FEATURED image Book Launch

"A Research Agenda for Animal Geographies" coverAlice Hovorka, dean and professor in York University’s Faculty of Environmental and Urban Change, has co-edited a new book, A Research Agenda for Animal Geographies (Edward Elgar Publishing, 2021), with Sandra McCubbin from the Government of Canada and Lauren Van Patter from Queen’s University. Launched at the Annual Meeting of the American Association of Geographers on April 7, the book is set to be published on June 25 and will be available for purchase on the publisher’s website.

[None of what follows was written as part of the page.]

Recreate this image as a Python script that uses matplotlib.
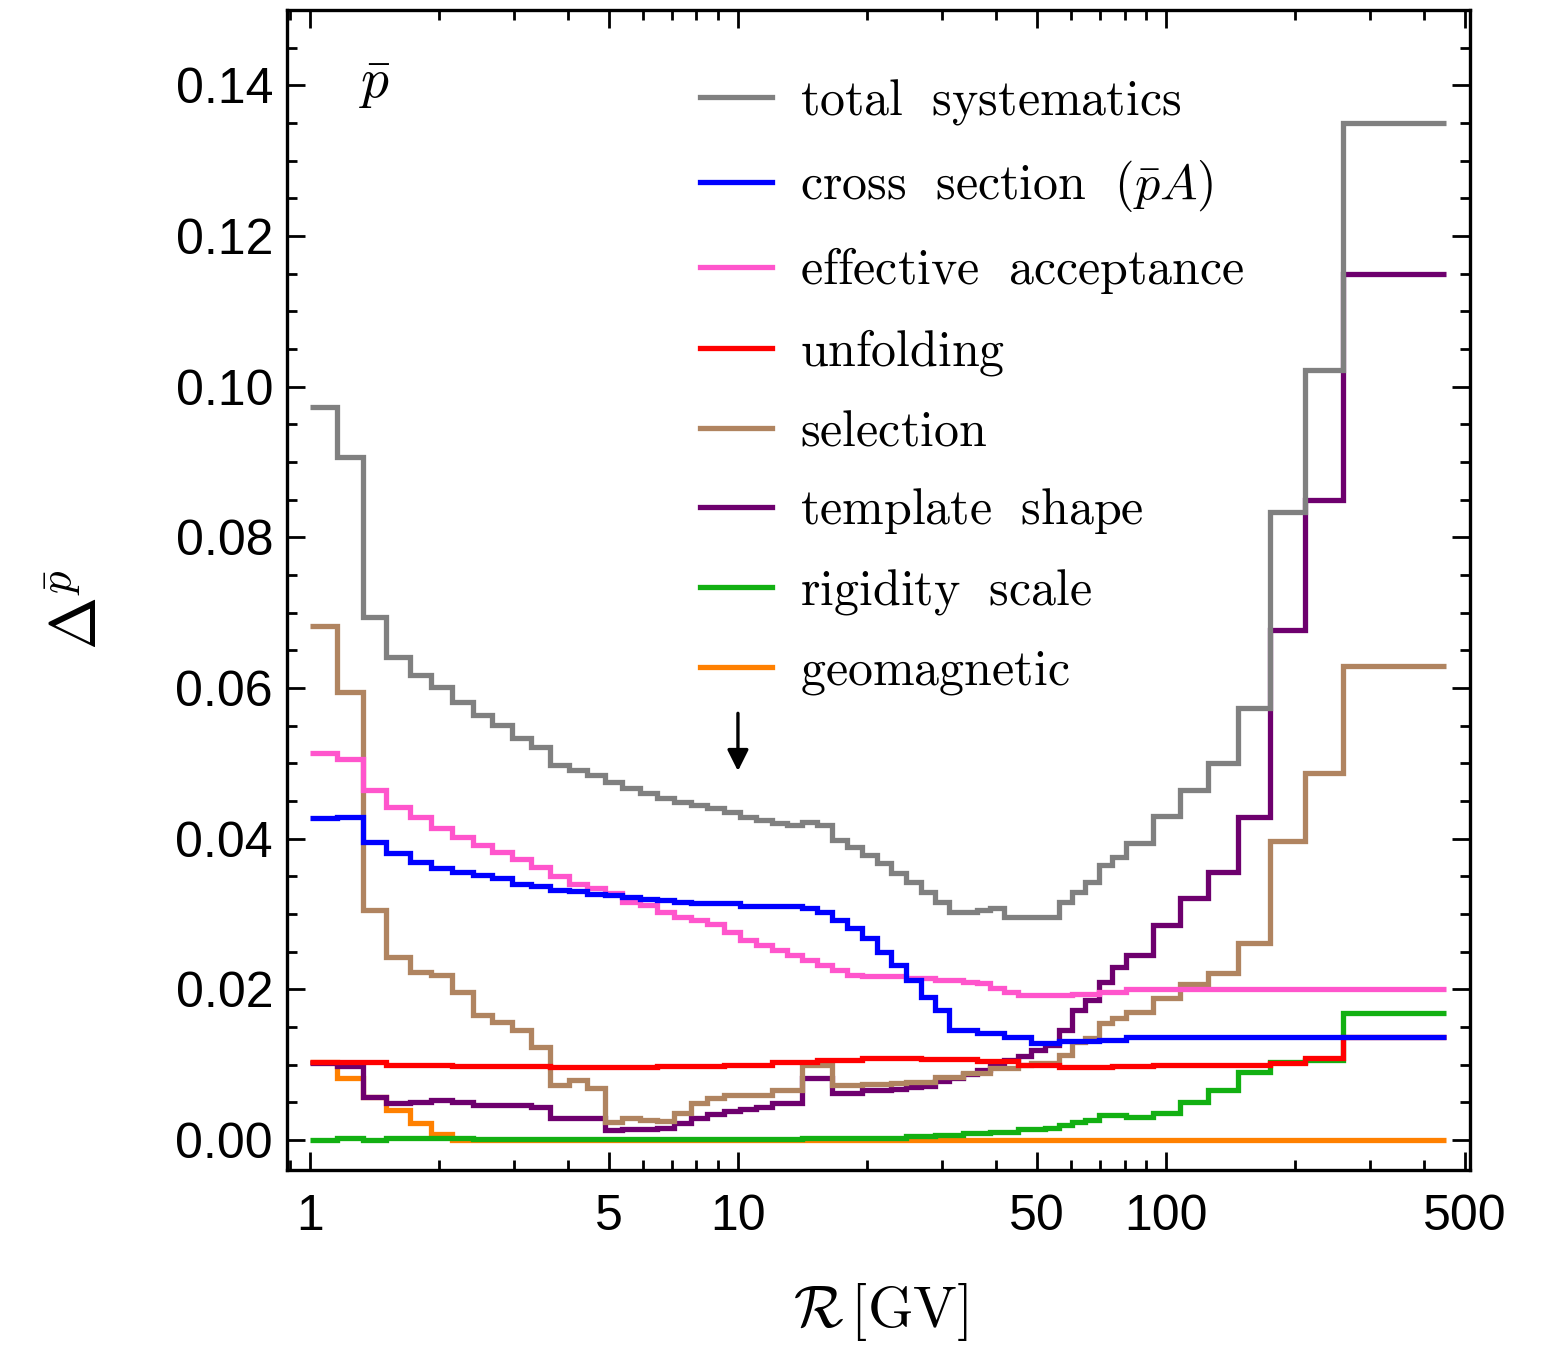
import numpy as np
import matplotlib
matplotlib.use("Agg")
import matplotlib.pyplot as plt
from matplotlib.lines import Line2D
from matplotlib.ticker import FixedLocator, NullFormatter, MultipleLocator, FormatStrFormatter

plt.rcParams['mathtext.fontset'] = 'cm'
plt.rcParams['font.family'] = ['Liberation Sans', 'DejaVu Sans']

# rigidity bin edges [GV]
edges = [1.00, 1.16, 1.33, 1.51, 1.71, 1.92, 2.15, 2.40, 2.67, 2.97, 3.29, 3.64,
         4.02, 4.43, 4.88, 5.37, 5.90, 6.47, 7.09, 7.76, 8.48, 9.26, 10.1, 11.0,
         12.0, 13.0, 14.1, 15.3, 16.6, 18.0, 19.5, 21.1, 22.8, 24.7, 26.7, 28.8,
         31.1, 33.5, 36.1, 38.9, 41.9, 45.1, 48.5, 52.2, 56.1, 60.3, 64.8, 69.7,
         74.9, 80.5, 93.0, 108, 125, 147, 175, 211, 259, 450]

total = [0.0973, 0.0906, 0.0694, 0.0641, 0.0617, 0.0601, 0.0581, 0.0564, 0.0551, 0.0533,
         0.0522, 0.0498, 0.0491, 0.0484, 0.0475, 0.0467, 0.0460, 0.0454, 0.0449, 0.0444,
         0.0440, 0.0435, 0.0429, 0.0425, 0.0421, 0.0418, 0.0422, 0.0418, 0.0398, 0.0389,
         0.0378, 0.0367, 0.0354, 0.0342, 0.0329, 0.0316, 0.0303, 0.0303, 0.0305, 0.0308,
         0.0296, 0.0296, 0.0296, 0.0296, 0.0316, 0.0329, 0.0342, 0.0365, 0.0376, 0.0394,
         0.0430, 0.0464, 0.0500, 0.0573, 0.0833, 0.1022, 0.1350]

cross_section = [0.0427, 0.0429, 0.0395, 0.0381, 0.0369, 0.0361, 0.0355, 0.0352, 0.0348, 0.0340,
                 0.0337, 0.0332, 0.0330, 0.0326, 0.0325, 0.0322, 0.0320, 0.0318, 0.0316, 0.0315,
                 0.0315, 0.0315, 0.0311, 0.0311, 0.0310, 0.0310, 0.0308, 0.0303, 0.0292, 0.0281,
                 0.0268, 0.0249, 0.0232, 0.0212, 0.0190, 0.0172, 0.0146, 0.0146, 0.0142, 0.0142,
                 0.0137, 0.0137, 0.0128, 0.0128, 0.0131, 0.0131, 0.0131, 0.0132, 0.0133, 0.0136,
                 0.0136, 0.0136, 0.0136, 0.0136, 0.0136, 0.0136, 0.0136]

acceptance = [0.0514, 0.0506, 0.0464, 0.0442, 0.0429, 0.0414, 0.0402, 0.0391, 0.0382, 0.0373,
              0.0362, 0.0350, 0.0340, 0.0334, 0.0328, 0.0316, 0.0312, 0.0303, 0.0296, 0.0292,
              0.0286, 0.0276, 0.0265, 0.0259, 0.0252, 0.0245, 0.0239, 0.0232, 0.0226, 0.0219,
              0.0218, 0.0218, 0.0218, 0.0215, 0.0215, 0.0212, 0.0212, 0.0210, 0.0208, 0.0202,
              0.0197, 0.0192, 0.0192, 0.0192, 0.0193, 0.0194, 0.0194, 0.0196, 0.0197, 0.0200,
              0.0200, 0.0200, 0.0200, 0.0200, 0.0200, 0.0200, 0.0200]

unfolding = [0.0103, 0.0103, 0.0103, 0.0100, 0.0100, 0.0100, 0.0098, 0.0098, 0.0098, 0.0098,
             0.0098, 0.0097, 0.0097, 0.0097, 0.0097, 0.0097, 0.0097, 0.0098, 0.0098, 0.0098,
             0.0098, 0.0100, 0.0100, 0.0100, 0.0103, 0.0103, 0.0103, 0.0106, 0.0106, 0.0106,
             0.0109, 0.0109, 0.0109, 0.0109, 0.0108, 0.0108, 0.0108, 0.0108, 0.0105, 0.0105,
             0.0105, 0.0100, 0.0100, 0.0100, 0.0097, 0.0097, 0.0097, 0.0097, 0.0098, 0.0098,
             0.0100, 0.0100, 0.0100, 0.0100, 0.0102, 0.0109, 0.0136]

selection = [0.0682, 0.0594, 0.0305, 0.0243, 0.0223, 0.0219, 0.0197, 0.0166, 0.0157, 0.0146,
             0.0123, 0.0073, 0.0080, 0.0069, 0.0024, 0.0029, 0.0026, 0.0025, 0.0036, 0.0049,
             0.0055, 0.0060, 0.0060, 0.0060, 0.0066, 0.0066, 0.0100, 0.0100, 0.0073, 0.0073,
             0.0074, 0.0074, 0.0075, 0.0077, 0.0077, 0.0084, 0.0084, 0.0089, 0.0089, 0.0096,
             0.0096, 0.0100, 0.0102, 0.0102, 0.0113, 0.0130, 0.0135, 0.0155, 0.0162, 0.0170,
             0.0188, 0.0207, 0.0222, 0.0261, 0.0397, 0.0487, 0.0629]

template = [0.0102, 0.0098, 0.0057, 0.0049, 0.0050, 0.0053, 0.0050, 0.0046, 0.0047, 0.0047,
            0.0044, 0.0029, 0.0029, 0.0029, 0.0013, 0.0015, 0.0015, 0.0016, 0.0022, 0.0029,
            0.0034, 0.0038, 0.0041, 0.0044, 0.0049, 0.0049, 0.0082, 0.0082, 0.0062, 0.0062,
            0.0066, 0.0066, 0.0068, 0.0070, 0.0072, 0.0078, 0.0082, 0.0088, 0.0093, 0.0100,
            0.0106, 0.0112, 0.0119, 0.0126, 0.0146, 0.0172, 0.0186, 0.0210, 0.0230, 0.0245,
            0.0285, 0.0321, 0.0356, 0.0429, 0.0677, 0.0849, 0.1150]

rigidity = [0.0000, 0.0003, 0.0000, 0.0003, 0.0003, 0.0003, 0.0002, 0.0001, 0.0001, 0.0001,
            0.0001, 0.0001, 0.0001, 0.0001, 0.0001, 0.0001, 0.0001, 0.0001, 0.0001, 0.0001,
            0.0001, 0.0001, 0.0001, 0.0001, 0.0001, 0.0001, 0.0002, 0.0002, 0.0002, 0.0002,
            0.0003, 0.0003, 0.0003, 0.0005, 0.0005, 0.0007, 0.0007, 0.0009, 0.0009, 0.0011,
            0.0011, 0.0014, 0.0014, 0.0016, 0.0020, 0.0024, 0.0027, 0.0033, 0.0033, 0.0030,
            0.0036, 0.0050, 0.0066, 0.0090, 0.0104, 0.0106, 0.0169]

geomagnetic = [0.0103, 0.0082, 0.0057, 0.0040, 0.0022, 0.0008, 0.0, 0.0, 0.0, 0.0,
               0.0, 0.0, 0.0, 0.0, 0.0, 0.0, 0.0, 0.0, 0.0, 0.0,
               0.0, 0.0, 0.0, 0.0, 0.0, 0.0, 0.0, 0.0, 0.0, 0.0,
               0.0, 0.0, 0.0, 0.0, 0.0, 0.0, 0.0, 0.0, 0.0, 0.0,
               0.0, 0.0, 0.0, 0.0, 0.0, 0.0, 0.0, 0.0, 0.0, 0.0,
               0.0, 0.0, 0.0, 0.0, 0.0, 0.0, 0.0]

c_total = '#808080'
c_cross = '#0000ff'
c_acc = '#ff55cc'
c_unf = '#ff0000'
c_sel = '#b08460'
c_tmpl = '#6e006e'
c_rig = '#12b012'
c_geo = '#ff8000'

fig = plt.figure(figsize=(15.68, 13.5), dpi=100)
ax = fig.add_axes([0.183, 0.1333, 0.7545, 0.8593])

lw = 3.8
# drawing order (bottom to top)
series = [
    (geomagnetic, c_geo),
    (rigidity, c_rig),
    (template, c_tmpl),
    (selection, c_sel),
    (unfolding, c_unf),
    (acceptance, c_acc),
    (cross_section, c_cross),
    (total, c_total),
]
for vals, col in series:
    ax.step(edges, list(vals) + [vals[-1]], where='post', color=col, lw=lw,
            solid_joinstyle='miter', solid_capstyle='butt')

ax.set_xscale('log')
ax.set_xlim(0.884, 513)
ax.set_ylim(-0.004, 0.15)

ax.xaxis.set_major_locator(FixedLocator([1, 5, 10, 50, 100, 500]))
ax.set_xticklabels(['1', '5', '10', '50', '100', '500'])
minor_x = [m * 10 ** d for d in range(-1, 3) for m in range(1, 10)]
ax.xaxis.set_minor_locator(FixedLocator(minor_x))
ax.xaxis.set_minor_formatter(NullFormatter())
ax.yaxis.set_major_locator(MultipleLocator(0.02))
ax.yaxis.set_minor_locator(MultipleLocator(0.005))
ax.yaxis.set_major_formatter(FormatStrFormatter('%.2f'))

ax.tick_params(which='both', direction='in', top=True, right=True, width=2)
ax.tick_params(which='major', length=13, labelsize=36)
ax.tick_params(which='minor', length=7)
ax.tick_params(axis='x', which='major', pad=17)
ax.tick_params(axis='y', which='major', pad=10)
for s in ax.spines.values():
    s.set_linewidth(2.4)

fig.text(80 / 1568, 1 - 610 / 1350, r'$\Delta^{\bar{p}}$', rotation=90,
         ha='center', va='center', fontsize=46)
fig.text(880 / 1568, 1 - 1312 / 1350, r'$\mathcal{R}\,[\mathrm{GV}]$',
         ha='center', va='center', fontsize=42)
ax.text(0.074, 0.935, r'$\bar{p}$', transform=ax.transAxes, ha='center',
        va='center', fontsize=40)

# arrow at 10 GV
ax.annotate('', xy=(10, 0.0486), xytext=(10, 0.0570),
            arrowprops=dict(arrowstyle='-|>', color='black', lw=2.4,
                            mutation_scale=32))

labels = [r'$\mathrm{total\ \ systematics}$',
          r'$\mathrm{cross\ \ section\ \ (}\bar{p}A\mathrm{)}$',
          r'$\mathrm{effective\ \ acceptance}$',
          r'$\mathrm{unfolding}$',
          r'$\mathrm{selection}$',
          r'$\mathrm{template\ \ shape}$',
          r'$\mathrm{rigidity\ \ scale}$',
          r'$\mathrm{geomagnetic}$']
colors = [c_total, c_cross, c_acc, c_unf, c_sel, c_tmpl, c_rig, c_geo]
handles = [Line2D([], [], color=c, lw=lw) for c in colors]
ax.legend(handles, labels, loc='upper left', bbox_to_anchor=(0.349, 0.942),
          frameon=False, fontsize=36, handlelength=1.45, handletextpad=0.55,
          labelspacing=0.62, borderpad=0, borderaxespad=0)

fig.savefig('out.png', dpi=100)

Part of the Elgar Research Agendas educational book series, outlining the future of research in a given area, A Research Agenda for Animal Geographies explores the innovative and thriving field of animal geographies and analyzes how humans think about, place and engage with animals.

Hovorka was invited by Elgar as a leading scholar of human-animal relations (largely through her Social Sciences and Humanities Research Council-funded The Lives of Animals Research Group) to explore her sub-discipline of animal geographies in provocative ways, and to map out its potential directions. In turn, she invited two emerging scholars to join her in visioning and editing this volume.

“It was a wonderful opportunity for us to collectively engage with our scholarly community,” says Hovorka. “The resulting volume is exciting and inspiring, thanks to the contributors who joined us in this endeavour.”

Alice Hovorka with an elephant in Chiang Mai, Thailand
Alice Hovorka with an elephant in Chiang Mai, Thailand

Chapters delve into how animals shape human identities and social dynamics, as well as how broader processes influence the circumstances and experiences of animals. The book demonstrates opportunities for animal geographies to engage creatively with diverse movements, including industrial farm workers’ rights, intersectional feminism, the environmental movement, racial equality and decolonization. Critical and timely, contributions from top and emerging scholars suggest that it is time to bring the animals outwards into broader geographical dialogue to address pressing contemporary issues such as climate change.

“My co-editors and I frame A Research Agenda for Animal Geographies as a call-to-action for animal geographers to use their scholarly insights and their activist engagements to address socio-ecological crises, to facilitate positive change, and to ensure allyship with the most vulnerable nonhuman and human animals,” Hovorka explains. “This volume, then, helps readers understand how animals are so wrapped up with human lives, circumstances and structures that we barely see them; our treatment of animals – and indeed our mistreatment of them – is at the root of the grand challenges of our time, be it the climate crisis, the COVID-19 pandemic or anti-Black racism. Ultimately, precarious, unjust and unsustainable human-animal relations lead to compromised health for animals, people and the planet.”

An important read for animal and human geographers, this will be a foundational text for emerging scholars interested in critical perspectives on human-environment relations and societal dynamics. Its grounding in historical evaluation, discussion of scholarly innovation in the field and the opportunities to reflect on the topic in a time of socio-ecological crisis will also be helpful for more established scholars.